Motorists have killed three cyclists in the immediate vicinity of Oak and Market since 2011, Renata Gonzalez, Robert Yegge, and an unnamed cyclist just last month. That's why advocates are renewing the push to put a concrete protected bike lane on the northbound side road of Octavia (see pic below), so motorists flying off the Central freeway aren't continually putting cyclists in danger.

From an email from advocate and cyclist Zack Browne to D8 Supervisor Rafael Mandelman:

I bike Octavia northbound from Market to Hayes almost every day and I’m terrified of getting killed by northbound traffic coming off the highway onto the side street paralleling Octavia. Several cyclists have already been killed here (link and link) and I'm terrified I will be next.

The Danger Spot

Many drivers take the side street to avoid traffic on Octavia but there is no protection for bikes and the quick uphill next to the busy road makes it extremely dangerous for cyclists since they go slow and struggle up the hill while cars accelerate behind them. Furthermore, there is ample space currently used for parking that can give cyclists the protected lane they need that will save lives.

Proposed Fix to prevent injury and save lives

Turn the parking on the right hand side into a protected bike lane or prevent cars from taking this “offramp” into the bike lane.

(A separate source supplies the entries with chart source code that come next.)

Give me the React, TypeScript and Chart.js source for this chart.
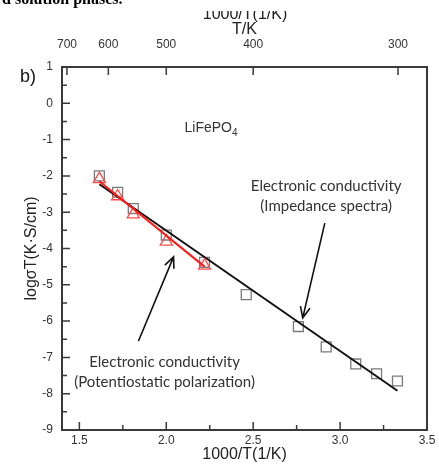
import React, { useEffect, useRef } from "react";
import { Chart, registerables } from "chart.js";
Chart.register(...registerables);

// ---- data ----
const squareX = [1.615, 1.72, 1.81, 2.0, 2.22, 2.46, 2.76, 2.92, 3.09, 3.21, 3.33];
const squareY = [-2.0, -2.45, -2.9, -3.63, -4.38, -5.27, -6.15, -6.71, -7.18, -7.45, -7.65];
const triX = [1.615, 1.72, 1.81, 2.0, 2.22];
const triY = [-2.09, -2.56, -3.06, -3.81, -4.47];
const blackFitX = [1.615, 3.33];
const blackFitY = [-2.23, -7.92];
const redFitX = [1.615, 2.22];
const redFitY = [-2.15, -4.5];
const bottomTicks = [1.5, 2.0, 2.5, 3.0, 3.5];
const topTempTicks = [700, 600, 500, 400, 300];
const xMin = 1.4, xMax = 3.5, yMin = -9, yMax = 1;

const pts = (xs: number[], ys: number[]) => xs.map((x, i) => ({ x, y: ys[i] }));

const AX_FONT = "'Liberation Sans', Arial, sans-serif";
const NOTE_FONT = "Lato, 'Open Sans', sans-serif";

const decor = {
  id: "decor",
  afterDraw(chart: any) {
    const { ctx, chartArea: a, scales } = chart;
    const sx = scales.x, sy = scales.y;
    const X = (v: number) => sx.getPixelForValue(v);
    const Y = (v: number) => sy.getPixelForValue(v);
    ctx.save();
    // frame
    ctx.strokeStyle = "#3a3a3a";
    ctx.lineWidth = 2;
    ctx.strokeRect(a.left, a.top, a.right - a.left, a.bottom - a.top);
    ctx.lineWidth = 1.5;
    ctx.beginPath();
    for (let v = yMin; v <= yMax + 1e-9; v += 0.5) {
      const len = Math.abs(v - Math.round(v)) < 1e-6 ? 8 : 5;
      ctx.moveTo(a.left, Y(v));
      ctx.lineTo(a.left + len, Y(v));
    }
    for (let v = 1.5; v <= xMax + 1e-9; v += 0.25) {
      const len = Math.abs(v * 2 - Math.round(v * 2)) < 1e-6 ? 8 : 5;
      ctx.moveTo(X(v), a.bottom);
      ctx.lineTo(X(v), a.bottom - len);
    }
    topTempTicks.forEach((t) => {
      ctx.moveTo(X(1000 / t), a.top);
      ctx.lineTo(X(1000 / t), a.top + 8);
    });
    ctx.stroke();

    // arrows
    const arrow = (x1: number, y1: number, x2: number, y2: number) => {
      const p1 = [X(x1), Y(y1)], p2 = [X(x2), Y(y2)];
      const ang = Math.atan2(p2[1] - p1[1], p2[0] - p1[0]);
      ctx.strokeStyle = "#111";
      ctx.lineWidth = 1.6;
      ctx.beginPath();
      ctx.moveTo(p1[0], p1[1]);
      ctx.lineTo(p2[0], p2[1]);
      const L = 12, w = 0.42;
      ctx.moveTo(p2[0] - L * Math.cos(ang - w), p2[1] - L * Math.sin(ang - w));
      ctx.lineTo(p2[0], p2[1]);
      ctx.lineTo(p2[0] - L * Math.cos(ang + w), p2[1] - L * Math.sin(ang + w));
      ctx.stroke();
    };
    arrow(2.912, -3.3, 2.785, -5.91);
    arrow(1.84, -6.55, 2.042, -4.23);

    // notes
    ctx.fillStyle = "#333";
    ctx.font = `15px ${NOTE_FONT}`;
    ctx.textAlign = "center";
    ctx.textBaseline = "middle";
    ctx.fillText("Electronic conductivity", X(2.92), Y(-2.29));
    ctx.fillText("(Impedance spectra)", X(2.92), Y(-2.84));
    ctx.fillText("Electronic conductivity", X(1.99), Y(-7.12));
    ctx.fillText("(Potentiostatic polarization)", X(1.99), Y(-7.67));

    // LiFePO4
    ctx.textAlign = "left";
    ctx.font = `14px ${AX_FONT}`;
    const lx = X(2.105), ly = Y(-0.69);
    ctx.fillText("LiFePO", lx, ly);
    const w1 = ctx.measureText("LiFePO").width;
    ctx.font = `10px ${AX_FONT}`;
    ctx.fillText("4", lx + w1, ly + 5);

    // b)
    ctx.fillStyle = "#111";
    ctx.font = `18px ${AX_FONT}`;
    ctx.textAlign = "center";
    ctx.fillText("b)", 28, 77);

    // cut-off texts at top
    ctx.save();
    ctx.beginPath();
    ctx.rect(0, 11, chart.width, 30);
    ctx.clip();
    ctx.fillStyle = "#222";
    ctx.font = `16px ${AX_FONT}`;
    ctx.textBaseline = "alphabetic";
    ctx.fillText("1000/T(1/K)", 245, 19);
    ctx.restore();
    ctx.fillStyle = "#000";
    ctx.font = `bold 16px 'Liberation Serif', serif`;
    ctx.textAlign = "left";
    ctx.textBaseline = "alphabetic";
    ctx.fillText("d solution phases.", 2, 4);
    ctx.restore();
  },
};

export default function App() {
  const ref = useRef<HTMLCanvasElement>(null);
  useEffect(() => {
    document.body.style.margin = "0";
    const chart = new Chart(ref.current!, {
      type: "scatter",
      data: {
        datasets: [
          {
            label: "red fit",
            data: pts(redFitX, redFitY),
            showLine: true,
            borderColor: "#ff1a1a",
            borderWidth: 2,
            pointRadius: 0,
          },
          {
            label: "polarization",
            data: pts(triX, triY),
            pointStyle: "triangle",
            pointRadius: 7,
            borderColor: "#ff4d4d",
            backgroundColor: "rgba(0,0,0,0)",
            borderWidth: 1.3,
          },
          {
            label: "black fit",
            data: pts(blackFitX, blackFitY),
            showLine: true,
            borderColor: "#111",
            borderWidth: 2,
            pointRadius: 0,
          },
          {
            label: "impedance",
            data: pts(squareX, squareY),
            pointStyle: "rect",
            pointRadius: 7,
            borderColor: "#7a7a7a",
            backgroundColor: "rgba(0,0,0,0)",
            borderWidth: 1.3,
          },
        ],
      },
      options: {
        animation: false,
        responsive: false,
        devicePixelRatio: 1,
        layout: { padding: { left: 0, right: 12, top: 0, bottom: 0 } },
        plugins: { legend: { display: false }, tooltip: { enabled: false } },
        scales: {
          x: {
            type: "linear",
            position: "bottom",
            min: xMin,
            max: xMax,
            grid: { display: false, drawTicks: false },
            border: { display: false },
            afterBuildTicks: (s: any) => {
              s.ticks = bottomTicks.map((v) => ({ value: v }));
            },
            ticks: {
              padding: 3,
              autoSkip: false,
              maxRotation: 0,
              color: "#333",
              font: { family: AX_FONT, size: 12 },
              callback: (v: any) => Number(v).toFixed(1),
            },
            title: {
              display: true,
              text: "1000/T(1/K)",
              color: "#222",
              font: { family: AX_FONT, size: 16 },
              padding: { top: 0, bottom: 9 },
            },
            afterFit: (s: any) => {
              s.height = 43;
            },
          },
          x2: {
            type: "linear",
            position: "top",
            min: xMin,
            max: xMax,
            grid: { display: false, drawTicks: false },
            border: { display: false },
            afterBuildTicks: (s: any) => {
              s.ticks = topTempTicks.map((t) => ({ value: 1000 / t }));
            },
            ticks: {
              padding: 15,
              autoSkip: false,
              maxRotation: 0,
              color: "#333",
              font: { family: AX_FONT, size: 12 },
              callback: (v: any) => String(Math.round(1000 / Number(v))),
            },
            title: {
              display: true,
              text: "T/K",
              color: "#222",
              font: { family: AX_FONT, size: 16 },
              padding: { top: 20, bottom: 0 },
            },
            afterFit: (s: any) => {
              s.height = 67;
            },
          },
          y: {
            type: "linear",
            min: yMin,
            max: yMax,
            grid: { display: false, drawTicks: false },
            border: { display: false },
            ticks: {
              stepSize: 1,
              padding: 9,
              color: "#333",
              font: { family: AX_FONT, size: 12 },
              callback: (v: any) => String(v),
            },
            title: {
              display: true,
              text: "logσT(K·S/cm)",
              color: "#222",
              font: { family: AX_FONT, size: 16 },
              padding: { top: 22, bottom: 0 },
            },
            afterFit: (s: any) => {
              s.width = 62;
            },
          },
        },
      },
      plugins: [decor],
    } as any);
    return () => chart.destroy();
  }, []);
  return (
    <div style={{ width: 439, height: 473 }}>
      <canvas ref={ref} width={439} height={473} style={{ display: "block" }} />
    </div>
  );
}
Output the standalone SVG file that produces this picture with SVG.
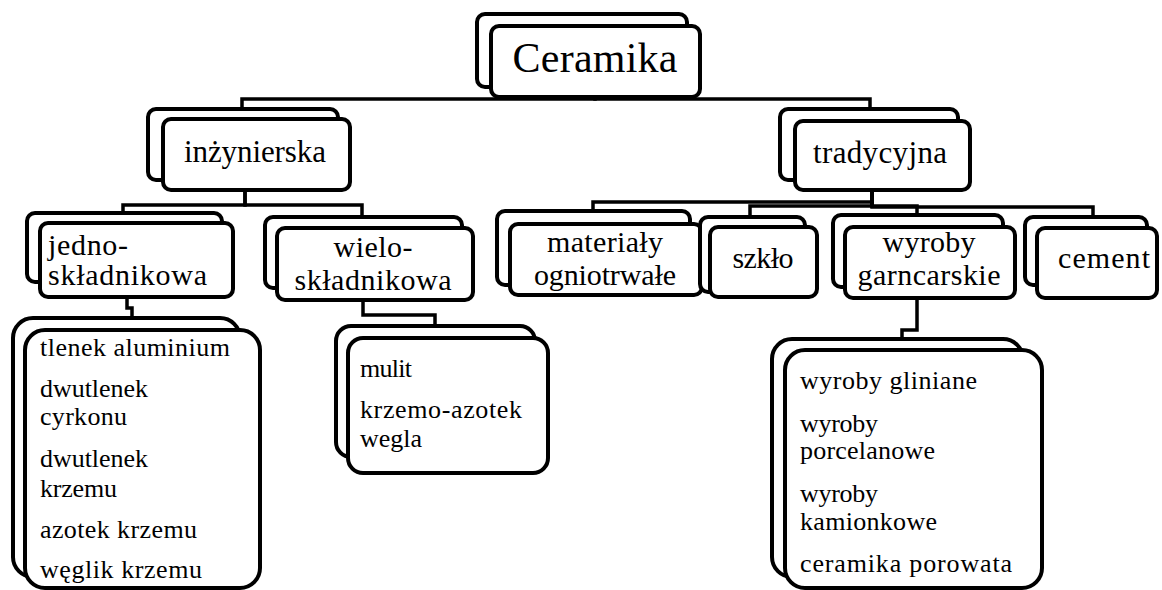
<svg xmlns="http://www.w3.org/2000/svg" width="1162" height="590" viewBox="0 0 1162 590">
<style>
.b{fill:#fff;stroke:#000;stroke-width:4}
.c{fill:none;stroke:#000;stroke-width:3.5}
text{font-family:"Liberation Serif","Times New Roman",Times,"Noto Serif","DejaVu Serif",Tinos,serif;fill:#000}
.t1{font-size:42px}
.t2{font-size:31px}
.t3{font-size:30px}
.t4{font-size:26px}
.m{text-anchor:middle}
</style>
<rect width="1162" height="590" fill="#fff"/>
<g id="connectors">
<path class="c" d="M595 97V99H242V110"/>
<path class="c" d="M595 97V99H870V110"/>
<path class="c" d="M245 190V205H123V213"/>
<path class="c" d="M245 190V205H362V217"/>
<path class="c" d="M872 190V202H593V211"/>
<path class="c" d="M872 190V206H750V217"/>
<path class="c" d="M872 190V206H917V215"/>
<path class="c" d="M872 190V207H1093V217"/>
<path class="c" d="M127 297V308H132V318"/>
<path class="c" d="M363 300V315H435V326"/>
<path class="c" d="M917 298V330H902V339"/>
</g>
<g id="ceramika">
<rect class="b" x="477" y="14" width="210" height="73" rx="8"/>
<rect class="b" x="491" y="26" width="209" height="71" rx="8"/>
<text class="t1 m" x="595" y="72" textLength="165">Ceramika</text>
</g>
<g id="inzynierska">
<rect class="b" x="148" y="109" width="190" height="71" rx="8"/>
<rect class="b" x="163" y="119" width="187" height="71" rx="8"/>
<text class="t2 m" x="255" y="162" textLength="142">inżynierska</text>
</g>
<g id="tradycyjna">
<rect class="b" x="780" y="109" width="178" height="71" rx="8"/>
<rect class="b" x="795" y="121" width="175" height="69" rx="8"/>
<text class="t2 m" x="880" y="163" textLength="134">tradycyjna</text>
</g>
<g id="jednoskladnikowa">
<rect class="b" x="27" y="213" width="195" height="69" rx="8"/>
<rect class="b" x="40" y="223" width="193" height="74" rx="8"/>
<text class="t3" x="48" y="255" textLength="80">jedno-</text>
<text class="t3" x="48" y="285" textLength="159">składnikowa</text>
</g>
<g id="wieloskladnikowa">
<rect class="b" x="265" y="217" width="197" height="71" rx="8"/>
<rect class="b" x="277" y="228" width="196" height="72" rx="8"/>
<text class="t3 m" x="373" y="257" textLength="79">wielo-</text>
<text class="t3 m" x="373" y="290" textLength="157">składnikowa</text>
</g>
<g id="materialy">
<rect class="b" x="497" y="211" width="193" height="74" rx="8"/>
<rect class="b" x="510" y="224" width="192" height="71" rx="8"/>
<text class="t3 m" x="605" y="252" textLength="116">materiały</text>
<text class="t3 m" x="605" y="285" textLength="142">ogniotrwałe</text>
</g>
<g id="szklo">
<rect class="b" x="700" y="217" width="105" height="75" rx="8"/>
<rect class="b" x="710" y="227" width="107" height="70" rx="8"/>
<text class="t3 m" x="763" y="268" textLength="61">szkło</text>
</g>
<g id="wyroby">
<rect class="b" x="833" y="215" width="170" height="72" rx="8"/>
<rect class="b" x="845" y="227" width="170" height="71" rx="8"/>
<text class="t3 m" x="929" y="252" textLength="93">wyroby</text>
<text class="t3 m" x="929" y="285" textLength="143">garncarskie</text>
</g>
<g id="cement">
<rect class="b" x="1025" y="217" width="122" height="68" rx="8"/>
<rect class="b" x="1037" y="228" width="120" height="70" rx="8"/>
<text class="t3" x="1058" y="268" textLength="92">cement</text>
</g>
<g id="lista-jedno">
<rect class="b" x="13" y="318" width="227" height="259" rx="20"/>
<rect class="b" x="25" y="330" width="235" height="258" rx="20"/>
<text class="t4" x="40" y="356" textLength="190">tlenek aluminium</text>
<text class="t4" x="40" y="397" textLength="108">dwutlenek</text>
<text class="t4" x="40" y="425" textLength="87">cyrkonu</text>
<text class="t4" x="40" y="467" textLength="108">dwutlenek</text>
<text class="t4" x="40" y="497" textLength="77">krzemu</text>
<text class="t4" x="40" y="538" textLength="157">azotek krzemu</text>
<text class="t4" x="40" y="578" textLength="162">węglik krzemu</text>
</g>
<g id="lista-wielo">
<rect class="b" x="336" y="326" width="199" height="131" rx="15"/>
<rect class="b" x="348" y="338" width="200" height="135" rx="15"/>
<text class="t4" x="360" y="377" textLength="52">mulit</text>
<text class="t4" x="360" y="418" textLength="162">krzemo-azotek</text>
<text class="t4" x="360" y="447" textLength="62">wegla</text>
</g>
<g id="lista-wyroby">
<rect class="b" x="772" y="339" width="251" height="238" rx="20"/>
<rect class="b" x="785" y="350" width="257" height="238" rx="20"/>
<text class="t4" x="800" y="389" textLength="177">wyroby gliniane</text>
<text class="t4" x="800" y="432" textLength="78">wyroby</text>
<text class="t4" x="800" y="459" textLength="135">porcelanowe</text>
<text class="t4" x="800" y="502" textLength="78">wyroby</text>
<text class="t4" x="800" y="530" textLength="137">kamionkowe</text>
<text class="t4" x="800" y="572" textLength="212">ceramika porowata</text>
</g>
</svg>
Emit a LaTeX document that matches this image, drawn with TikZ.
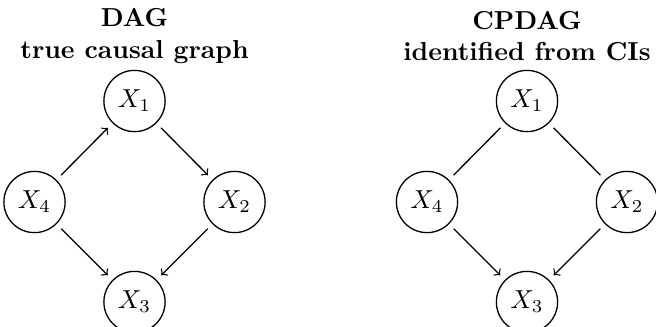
\documentclass[tikz,border=0pt]{standalone}
\usetikzlibrary{arrows}
\tikzset{var/.style={draw,circle,inner sep=3pt},
 dir/.style={->,shorten <=2.5pt,shorten >=2.5pt},
 undir/.style={shorten <=2.5pt,shorten >=2.5pt},
 title/.style={align=center,font=\bfseries}}
\begin{document}
\begin{tikzpicture}[x=1.352cm,y=1.352cm,line width=0.5pt]
\useasboundingbox (0,0) rectangle (6.56,-3.26);
% left: true graph
\node[title] (tl) at (1.345,-0.36) {DAG\\true causal graph};
\node[var] (a1) at (1.345,-1.01) {$X_1$};
\node[var] (a4) at (0.345,-2.02) {$X_4$};
\node[var] (a2) at (2.345,-2.02) {$X_2$};
\node[var] (a3) at (1.345,-3.02) {$X_3$};
\draw[dir] (a4)--(a1);\draw[dir] (a1)--(a2);
\draw[dir] (a4)--(a3);\draw[dir] (a2)--(a3);
% right: cpdag
\node[title] (tr) at (5.27,-0.36) {CPDAG\\identified from CIs};
\node[var] (b1) at (5.27,-1.01) {$X_1$};
\node[var] (b4) at (4.27,-2.02) {$X_4$};
\node[var] (b2) at (6.27,-2.02) {$X_2$};
\node[var] (b3) at (5.27,-3.02) {$X_3$};
\draw[undir] (b1)--(b4);\draw[undir] (b1)--(b2);
\draw[dir] (b4)--(b3);\draw[dir] (b2)--(b3);
\end{tikzpicture}
\end{document}
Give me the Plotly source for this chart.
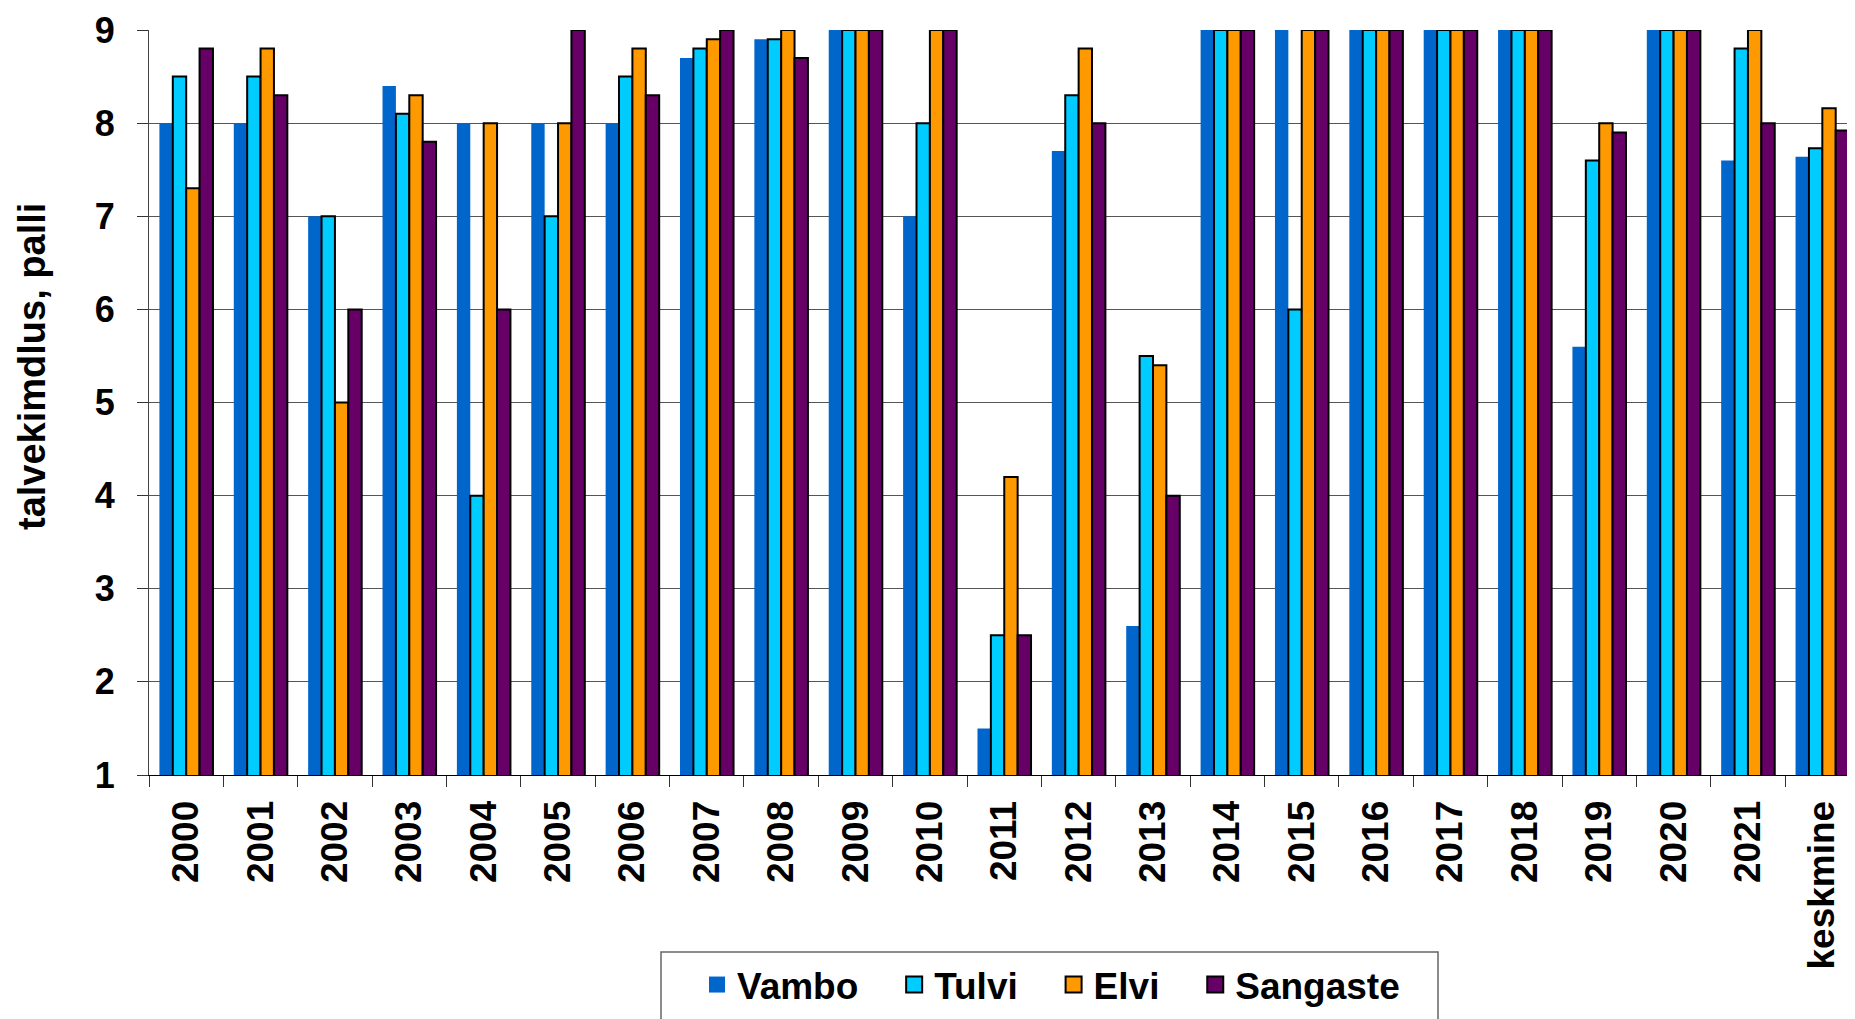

Browne is proposing a protected bike lane in the area circled in red in the pic below that he submitted to the Supervisor's office.

The side road on Octavia, leading off the freeway. Photo: Zachary Browne
The side road on Octavia, leading off the freeway. Photo: Zachary Browne

But once again, SFMTA and the city's 'solution' is to go part way and not remove parking and not provide a fully protected lane, the only thing that makes sure conflicts are minimized. "As part of the Upper Market streetscape project, they will be replacing the soft-hit posts and adding a sixty-foot-long concrete island to protect the bikeway up to the start of the frontage of the street," wrote SFMTA Senior Administrative Analyst for Government Affairs Chadwick Lee. "Our engineers do not advise removing the parking as there are many businesses and residents in the area. However, the concrete island should reduce speeds of vehicle entering the frontage and help remediate the issue."

SFMTA's plan would have a barrier at first, but then it would quickly drop away. Image: SFMTA
SFMTA's plan would have a barrier at first, but then it would quickly drop away. Image: SFMTA

As Browne points out, this moves the danger, and will probably help a bit, but it doesn't solve the problem--especially if a parked car jinks out of a space or opens a door, forcing a cyclist into the path of a fast-moving car or truck coming off the freeway. "More cyclists risk getting killed right here unless a separated cycling lane is extended through the first block of the frontage road where eight parking spots currently stand," wrote Browne in his reply to SFMTA.

From Streetsblog's view, this is similar to the situation on Polk at Hayes, where SFMTA engineers cut short a protected bike lane to preserve parking. As revealed by an email at the time, the decision to "balance" parking and the safety of cyclists and pedestrians lead directly to the death of Lovisa Svallingson and the severe injury of Danny Ramos in 2021.

There's no shortage of other examples of SFMTA and lawmakers condemning vulnerable road users to death and severe injury in their immoral efforts to "balance" parking needs.

"The 6,000 lb heavy-machine operators entering this stretch of Octavia come off a highway going sixty mph," wrote advocate Matt Brezina in an email about Octavia. "It is especially jarring when SFMTA's decisions put the convenience of a few car parking spots over the safety of people."